Mara first learned about the program from another military family. She’s discovered it’s an ideal care solution for her family and she has hosted au pairs for most of the last decade. She has also supported other host families as both an Area Director and Program Advisor, most recently at apex social (known as apex PROaupair in the USA).

“When interviewing candidates I’m very up front and honest about my child’s needs,” she explained. “It’s vital to let your childcare provider know the broad range of what goes on in your home – the good times and the bad. I don’t want anyone to be shocked upon arrival because I wasn’t clear from the beginning about what to expect. It’s not fair to them and it doesn’t help our family.”
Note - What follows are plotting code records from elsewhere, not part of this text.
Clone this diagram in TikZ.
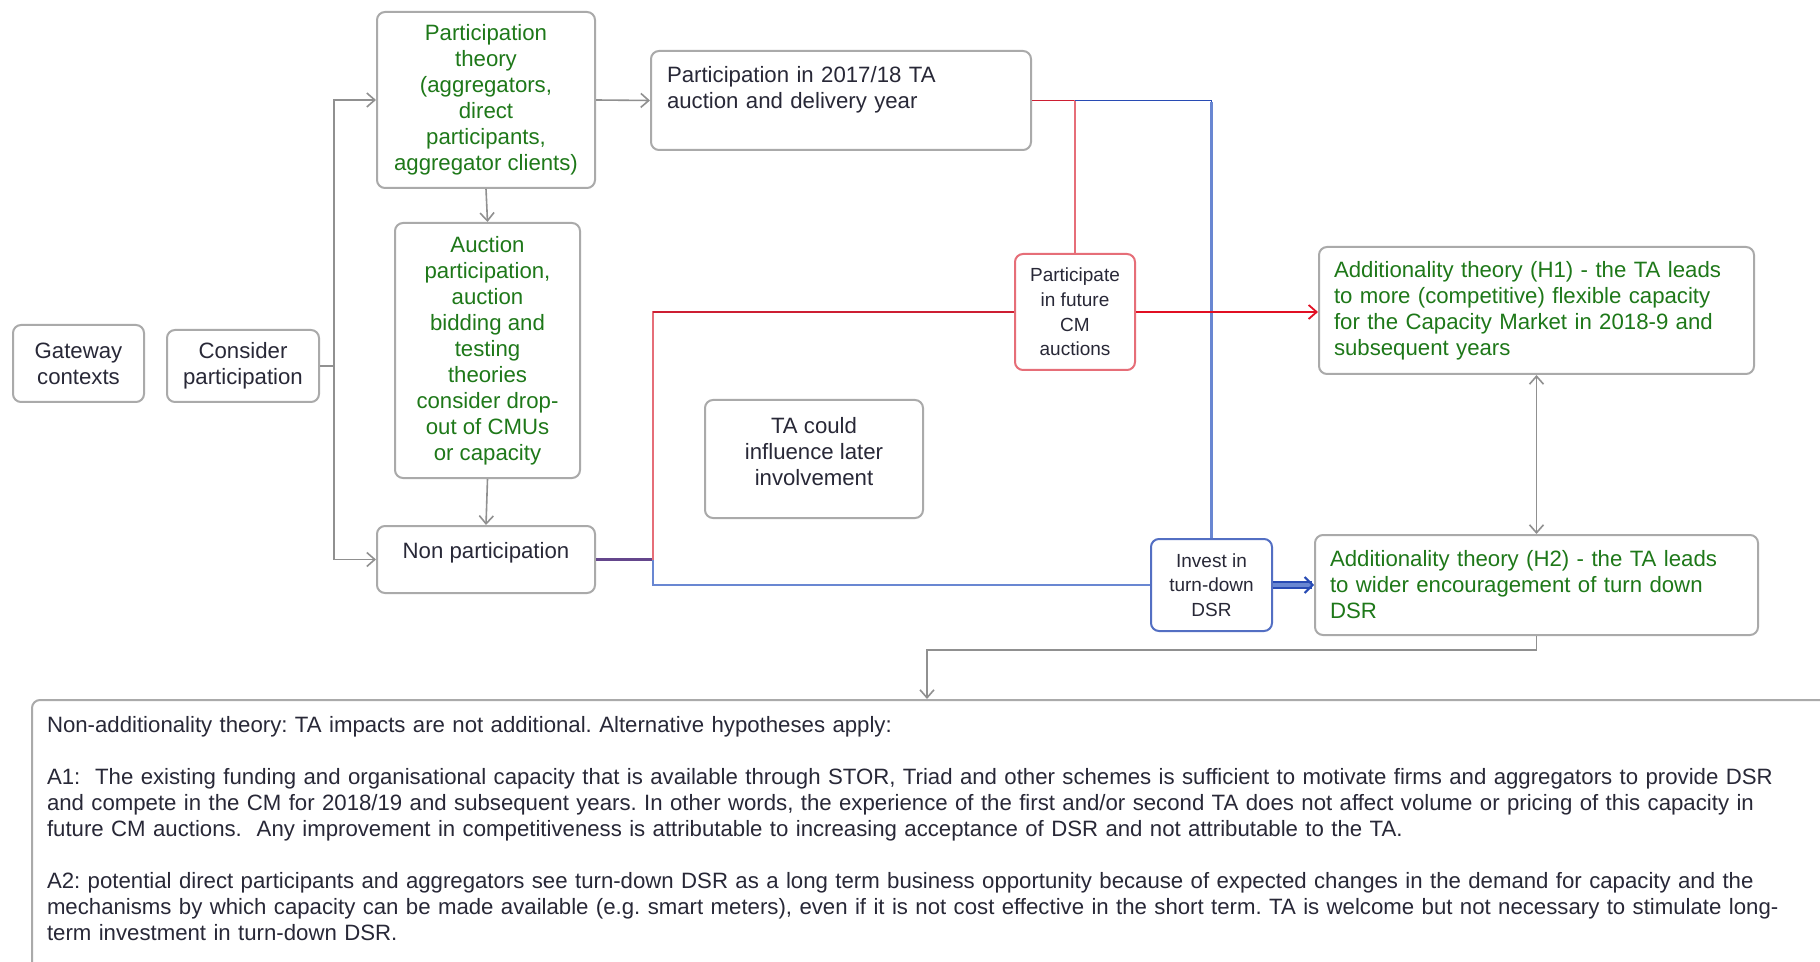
\documentclass[tikz,border=0pt]{standalone}
\usepackage{fontspec}
\setmainfont{Liberation Sans}
\usetikzlibrary{arrows.meta}

\definecolor{boxgray}{RGB}{170,170,170}
\definecolor{txtdark}{RGB}{40,40,55}
\definecolor{thgreen}{RGB}{30,120,25}
\definecolor{darkred}{RGB}{205,30,50}
\definecolor{lightred}{RGB}{230,110,120}
\definecolor{arrowred}{RGB}{225,15,35}
\definecolor{darkblue}{RGB}{40,75,180}
\definecolor{lightblue}{RGB}{105,135,210}
\definecolor{linepurple}{RGB}{100,70,140}

\tikzset{
  gbox/.style={draw=boxgray, line width=1pt, rounded corners=4pt, align=center,
    text=txtdark, font=\fontsize{11.1}{13}\selectfont\frenchspacing, inner sep=2pt},
  thbox/.style={gbox, text=thgreen},
  redbox/.style={gbox, draw=lightred, font=\fontsize{9.5}{12.3}\selectfont},
  bluebox/.style={gbox, draw=darkblue!80, font=\fontsize{9.5}{12.3}\selectfont},
  garrow/.style={draw=boxgray!85!black, line width=0.8pt,
    -{Straight Barb[length=4pt,width=7pt]}},
}

\begin{document}
\begin{tikzpicture}[x=0.5pt,y=-0.5pt]
  \clip (0,0) rectangle (1820,962);
  \fill[white] (0,0) rectangle (1820,962);

  % left column
  \node[gbox, minimum width=65.5pt, minimum height=38.5pt] (gate) at (78.5,363.5)
    {Gateway\\contexts};
  \node[gbox, minimum width=76pt, minimum height=36pt] (consider) at (243,366)
    {Consider\\participation};

  \node[thbox, minimum width=109pt, minimum height=88pt] (ptheory) at (486,100)
    {Participation\\theory\\(aggregators,\\direct\\participants,\\aggregator clients)};
  \node[thbox, minimum width=92.5pt, minimum height=127.5pt] (auction) at (487.5,350.5)
    {Auction\\participation,\\auction\\bidding and\\testing\\theories\\consider drop-\\out of CMUs\\or capacity};
  \node[gbox, minimum width=109pt, minimum height=33.5pt] (nonpart) at (486,559.5)
    {Non participation\\[-4pt]\mbox{}};

  % middle
  \node[gbox, minimum width=190pt, minimum height=49.5pt, text width=174pt, align=left]
    (delivery) at (841,100.5)
    {Participation in 2017/18 TA\\auction and delivery year\\\mbox{}};
  \node[gbox, minimum width=109pt, minimum height=59pt] (later) at (814,459)
    {TA could\\influence later\\involvement\\[-5pt]\mbox{}};

  \node[redbox, minimum width=60pt, minimum height=58pt] (future) at (1075,312)
    {Participate\\in future\\CM\\auctions};
  \node[bluebox, minimum width=60.5pt, minimum height=46pt] (invest) at (1211.5,585)
    {Invest in\\turn-down\\DSR};

  % right column
  \node[thbox, minimum width=217.5pt, minimum height=63.5pt, text width=202.5pt, align=left]
    (hone) at (1536.5,310.5)
    {Additionality theory (H1) - the TA leads\\to more (competitive) flexible capacity\\for the Capacity Market in 2018-9 and\\subsequent years};
  \node[thbox, minimum width=221.5pt, minimum height=50pt, text width=206.5pt, align=left]
    (htwo) at (1536.5,585)
    {Additionality theory (H2) - the TA leads\\to wider encouragement of turn down\\DSR};

  % bottom
  \node[gbox, anchor=north west, minimum width=904.5pt, minimum height=141.5pt,
    text width=889.5pt, align=left] (nonadd) at (31,699)
    {Non-additionality theory: TA impacts are not additional. Alternative hypotheses apply:\\
     \mbox{}\\
     A1:\ \ The existing funding and organisational capacity that is available through STOR, Triad and other schemes is sufficient to motivate firms and aggregators to provide DSR\\
     and compete in the CM for 2018/19 and subsequent years. In other words, the experience of the first and/or second TA does not affect volume or pricing of this capacity in\\
     future CM auctions.\ \ Any improvement in competitiveness is attributable to increasing acceptance of DSR and not attributable to the TA.\\
     \mbox{}\\
     A2: potential direct participants and aggregators see turn-down DSR as a long term business opportunity because of expected changes in the demand for capacity and the\\
     mechanisms by which capacity can be made available (e.g. smart meters), even if it is not cost effective in the short term. TA is welcome but not necessary to stimulate long-\\
     term investment in turn-down DSR.\\
     \mbox{}};

  % connectors
  \coordinate (split) at (334,366);
  \draw[boxgray!85!black, line width=0.8pt] (consider.east) -- (split);
  \draw[garrow] (split) |- (ptheory.west);
  \draw[garrow] (split) |- (nonpart.west);
  \draw[garrow] (ptheory.east) -- (delivery.west);
  \draw[garrow] (ptheory.south) -- (auction.north);
  \draw[garrow] (auction.south) -- (nonpart.north);

  \coordinate (fork) at (1075,100.5);
  \draw[darkred, line width=0.9pt] (delivery.east) -- (fork);
  \draw[lightred, line width=1.2pt] (fork) -- (future.north);
  \draw[darkblue, line width=0.9pt] (fork) -| (invest.north);
  \draw[lightblue, line width=1.2pt] (1211.5,102) -- (invest.north);

  \coordinate (branch) at (653,559.5);
  \draw[linepurple, line width=1.4pt] (nonpart.east) -- (branch);
  \draw[lightred, line width=1.2pt] (branch) |- (future.west);
  \draw[darkred, line width=0.9pt] (653,312) -- (future.west);
  \draw[lightblue, line width=1.2pt] (branch) |- (invest.west);

  \draw[arrowred, line width=0.9pt, -{Straight Barb[length=4pt,width=7pt]}]
    (future.east) -- (future.east -| hone.west);
  \draw[darkblue, line width=1pt, double=lightblue, double distance=1.6pt,
    -{Straight Barb[length=4pt,width=8pt]}] (invest.east) -- (htwo.west);
  \draw[garrow, {Straight Barb[length=4pt,width=7pt]}-{Straight Barb[length=4pt,width=7pt]}]
    (hone.south) -- (htwo.north);

  \coordinate (drop) at (927,650);
  \draw[garrow] (htwo.south) |- (drop) -- (drop |- nonadd.north);
\end{tikzpicture}
\end{document}
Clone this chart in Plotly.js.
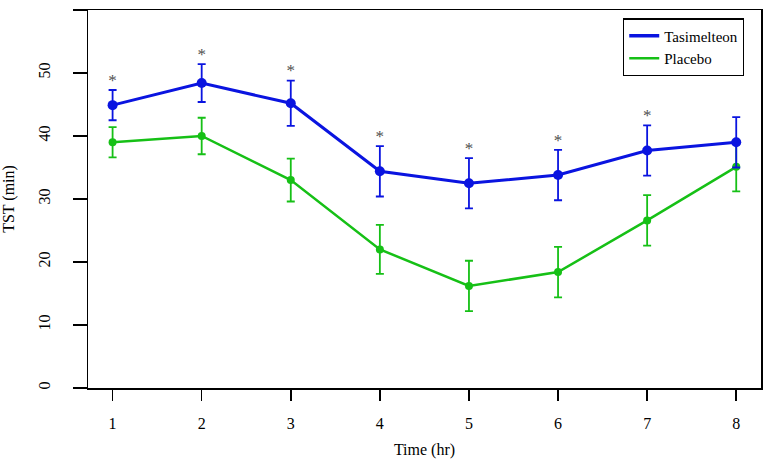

Helping her social care professional find work-life balance is a top priority for Mara. She always makes sure her social care professional has time to pursue her own interests, meet with friends and get to know her community.

“Our family has almost no expectations of her outside of work,” Mara said. “We think of her as an adult and if she wants to hang out with us, she can come do anything she wants with our family. But I don’t want her to burn out, and we make sure to let her have her space and pick and choose what she wants to do.”

Mara and her family keep in contact with each of her previous social care professionals, though they are closer to some than others.

“Maintaining the relationships has enriched our lives, and some continue to want to help with our family during my husband’s deployment or our moves,” she said.